Despite years of discouragement, Junction, one of Toledo’s oldest neighborhoods, remains vibrant with optimism for the future.

Key Findings & Challenges

The Junction neighborhood, sitting within the heart of the greater Toledo area, originally grew as an industrial hub that fueled Toledo’s working class. As Toledo’s numbers decreased, industries that bordered the neighborhood started to leave pushing people that could afford to leave to do so. As with many distressed neighborhoods, Junction has experienced a continued cycle of redlining and disinvestment that can be immediately felt when driving over I-75 which was constructed in the 70s and used as an urban renewal project that divided the Junction neighborhood from the core of downtown Toledo.

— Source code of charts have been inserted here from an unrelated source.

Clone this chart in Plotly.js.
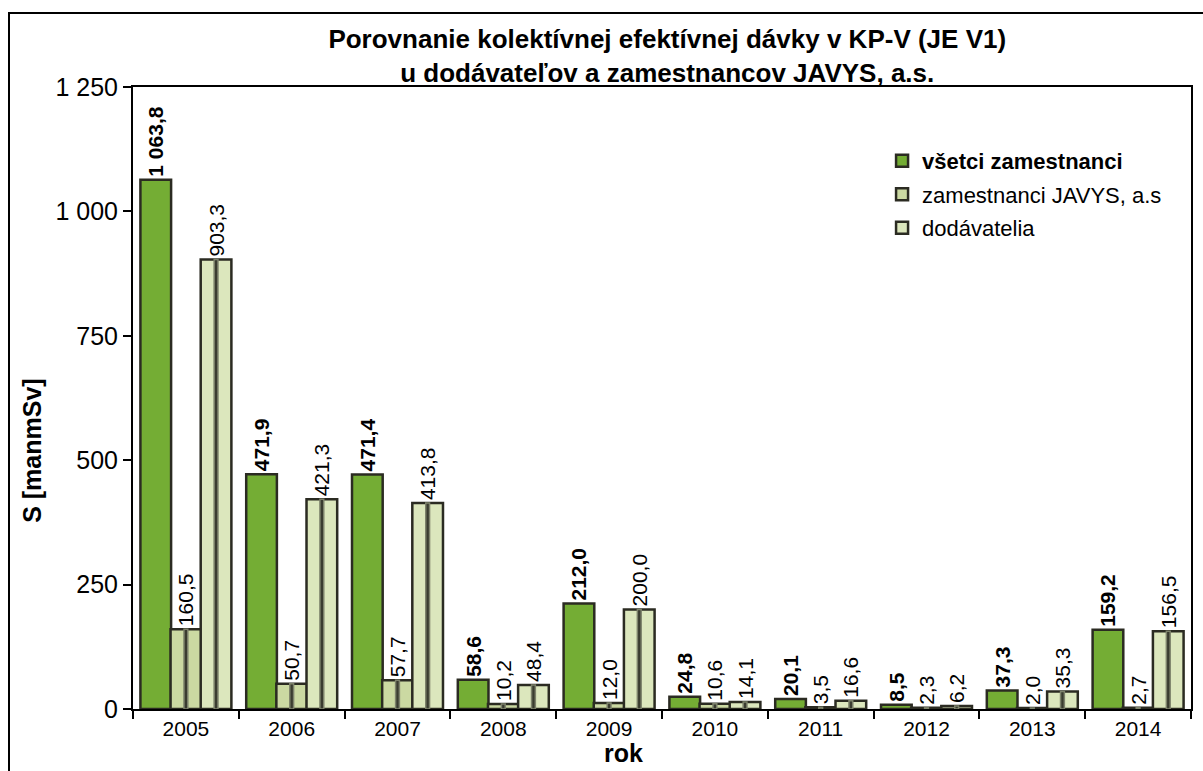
<!DOCTYPE html>
<html>
<head>
<meta charset="utf-8">
<script src="https://cdn.plot.ly/plotly-3.0.1.min.js"></script>
<style>
  body { margin: 0; background: #fff; }
  #graf { position: absolute; left: 8px; top: 12px; width: 1195px; height: 759px;
          border-left: 2px solid #000; border-top: 2px solid #000; box-sizing: border-box; }
</style>
</head>
<body>
<div id="graf"></div>
<script>
// roky a hodnoty kolektívnej dávky [manmSv]
const roky = ['2005', '2006', '2007', '2008', '2009', '2010', '2011', '2012', '2013', '2014'];
const vsetci = [1063.8, 471.9, 471.4, 58.6, 212.0, 24.8, 20.1, 8.5, 37.3, 159.2];
const javys = [160.5, 50.7, 57.7, 10.2, 12.0, 10.6, 3.5, 2.3, 2.0, 2.7];
const dodavatelia = [903.3, 421.3, 413.8, 48.4, 200.0, 14.1, 16.6, 6.2, 35.3, 156.5];
const yTicks = [0, 250, 500, 750, 1000, 1250];

const pismo = 'Liberation Sans, Arial, sans-serif';
const sirka = 0.29;

function seria(meno, hodnoty, farba, posun, tucne) {
    return {
        x: roky,
        y: hodnoty,
        name: meno,
        legendgroup: meno,
        type: 'bar',
        offset: posun,
        width: sirka,
        texttemplate: tucne ? '<b>%{y:,.1f}</b>' : '%{y:,.1f}',
        textposition: 'outside',
        textangle: -90,
        constraintext: 'none',
        cliponaxis: false,
        textfont: { family: pismo, size: 21, color: '#000' },
        marker: { color: farba, line: { color: '#2b2b22', width: 2.5 } },
        hoverinfo: 'x+y+name'
    };
}

// tmavý pásik v strede svetlých stĺpcov
function pasik(hodnoty, posun) {
    return {
        x: roky,
        y: hodnoty,
        type: 'bar',
        offset: posun + sirka / 2 - 0.018,
        width: 0.036,
        showlegend: false,
        hoverinfo: 'skip',
        marker: { color: '#3a3c30', line: { color: '#7d826b', width: 1.5 } }
    };
}

const data = [
    seria('<b>všetci zamestnanci</b>', vsetci, '#74ad34', -0.43, true),
    seria('zamestnanci JAVYS, a.s', javys, '#cbd9a2', -0.145, false),
    seria('dodávatelia', dodavatelia, '#dce7bd', 0.14, false),
    pasik(javys, -0.145),
    pasik(dodavatelia, 0.14)
];

const layout = {
    separators: ', ',
    title: {
        text: '<b>Porovnanie kolektívnej efektívnej dávky v KP-V (JE V1)<br>u dodávateľov a zamestnancov JAVYS, a.s.</b>',
        font: { family: pismo, size: 26, color: '#000' },
        x: 0.55, xanchor: 'center', y: 0.955, yanchor: 'middle'
    },
    barmode: 'overlay',
    xaxis: {
        type: 'category',
        tickfont: { family: pismo, size: 21, color: '#000' },
        ticks: 'outside', ticklen: 8, tickwidth: 2, tickcolor: '#000',
        tickson: 'boundaries',
        showline: true, linecolor: '#000', linewidth: 2, mirror: true,
        showgrid: false
    },
    yaxis: {
        range: [0, 1250],
        tickvals: yTicks,
        tickformat: ',d',
        tickfont: { family: pismo, size: 25, color: '#000' },
        ticks: 'outside', ticklen: 8, tickwidth: 2, tickcolor: '#000',
        showline: true, linecolor: '#000', linewidth: 2, mirror: true,
        showgrid: false, zeroline: false
    },
    // názvy osí ako popisy, aby sedela ich poloha
    annotations: [
        {
            text: '<b>S [manmSv]</b>', xref: 'paper', yref: 'paper',
            x: -0.0955, y: 0.415, xanchor: 'center', yanchor: 'middle',
            textangle: -90, showarrow: false,
            font: { family: pismo, size: 25, color: '#000' }
        },
        {
            text: '<b>rok</b>', xref: 'paper', yref: 'paper',
            x: 0.464, y: -0.07, xanchor: 'center', yanchor: 'middle',
            showarrow: false,
            font: { family: pismo, size: 25, color: '#000' }
        }
    ],
    legend: {
        x: 0.708, y: 0.915, xanchor: 'left', yanchor: 'top',
        font: { family: pismo, size: 22, color: '#000' },
        tracegroupgap: 2, itemwidth: 30,
        bgcolor: 'rgba(0,0,0,0)'
    },
    margin: { l: 123, r: 14, t: 73, b: 64 },
    plot_bgcolor: '#fff',
    paper_bgcolor: '#fff'
};

Plotly.newPlot('graf', data, layout, { displayModeBar: false });
</script>
</body>
</html>
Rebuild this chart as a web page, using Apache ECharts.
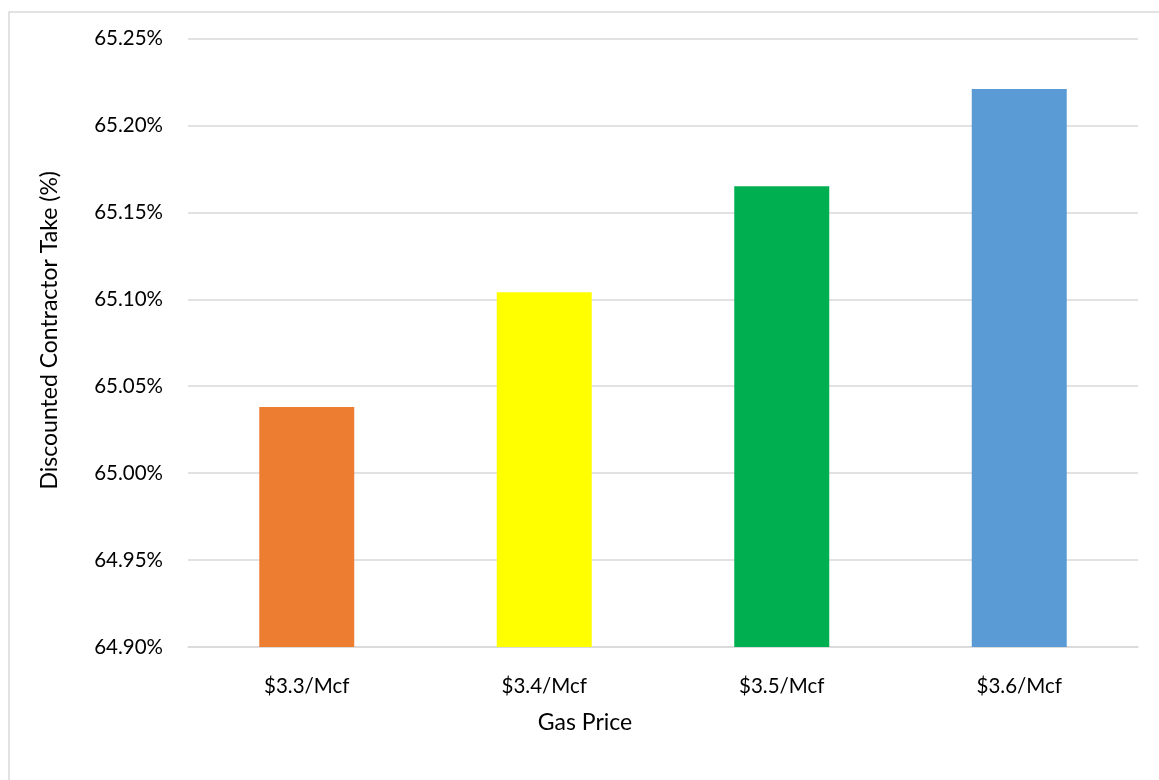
<!DOCTYPE html>
<html>
<head>
<meta charset="utf-8">
<script src="https://cdn.jsdelivr.net/npm/echarts@6/dist/echarts.min.js"></script>
<style>
  html, body { margin: 0; padding: 0; background: #ffffff; }
  #chart { width: 1159px; height: 780px; }
</style>
</head>
<body>
<div id="chart"></div>
<script>
// Gas price scenarios and the resulting discounted contractor take (%)
const categories = ['$3.3/Mcf', '$3.4/Mcf', '$3.5/Mcf', '$3.6/Mcf'];
const contractorTake = [65.038, 65.104, 65.165, 65.221];
const barColors = ['#ED7D31', '#FFFF00', '#00B050', '#5B9BD5'];

const FONT = 'Lato, "Open Sans", sans-serif';

const chart = echarts.init(document.getElementById('chart'), null, { renderer: 'canvas' });

chart.setOption({
  animation: false,
  backgroundColor: '#ffffff',
  graphic: [{
    type: 'rect',
    left: 6.5,
    top: 9.5,
    shape: { width: 1300, height: 900 },
    style: { fill: 'none', stroke: '#d9d9d9', lineWidth: 1.5 },
    silent: true,
    z: -1
  }],
  grid: { left: 188, right: 21, top: 38.5, bottom: 133, containLabel: false },
  xAxis: {
    type: 'category',
    data: categories,
    name: 'Gas Price',
    nameLocation: 'middle',
    nameGap: 64,
    nameTextStyle: { fontFamily: FONT, fontSize: 23, color: '#000000', padding: [0, 156, 0, 0] },
    axisLine: { lineStyle: { color: '#d9d9d9', width: 1.5 } },
    axisTick: { show: false },
    axisLabel: { fontFamily: FONT, fontSize: 20.5, color: '#000000', margin: 29 }
  },
  yAxis: {
    type: 'value',
    min: 64.9,
    max: 65.25,
    interval: 0.05,
    name: 'Discounted Contractor Take (%)',
    nameLocation: 'middle',
    nameGap: 127,
    nameTextStyle: { fontFamily: FONT, fontSize: 23, color: '#000000', padding: [0, 0, 0, 25] },
    axisLine: { show: false },
    axisTick: { show: false },
    splitLine: { lineStyle: { color: '#d9d9d9', width: 1.5 } },
    axisLabel: {
      fontFamily: FONT, fontSize: 20.5, color: '#000000', margin: 25,
      formatter: v => v.toFixed(2) + '%'
    }
  },
  series: [{
    type: 'bar',
    data: contractorTake.map((v, i) => ({ value: v, itemStyle: { color: barColors[i] } })),
    barWidth: '40%'
  }]
});
</script>
</body>
</html>
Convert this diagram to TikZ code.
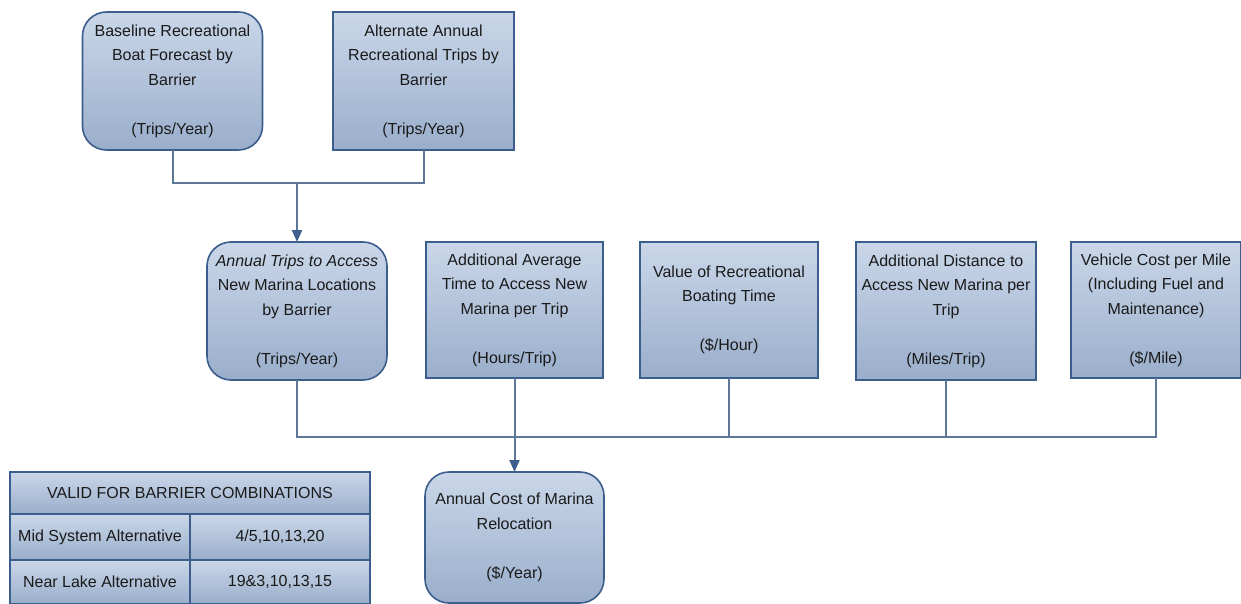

Vacant land continues to increase in acreage as an additional 250 homes within the neighborhood were slated for demolition in 2018. This only adds to the 60% vacant land currently existing within Junction, and the environmental contamination from abandoned manufacturing sites and the lead-contaminated soils that exist in the residential areas of Junction. With no real-time solution in sight, or resources to implement solutions, one of the most distressed neighborhoods Toledo has, until recently, grabbed up any project that comes its way instead of looking towards a comprehensive plan that would provide a more sustainable future. Consequently, Junction as an overall neighborhood has little to show for the money and effort that has been put into the neighborhood.

Solutions

A huge positive for Junction is that there are 27 community-identified strong anchors that already exist within the neighborhood. By building on these anchors and strong networks, Junction will be able to stabilize existing deterrents and build on five actionable goals identified by the Junction Coalition. These five strategic goals include: enhance the organizational capacity of the Junction Coalition, expand business development and employment opportunities, renovate existing housing and develop new housing, enhance open space and recreation, and enhance public transportation throughout the neighborhood.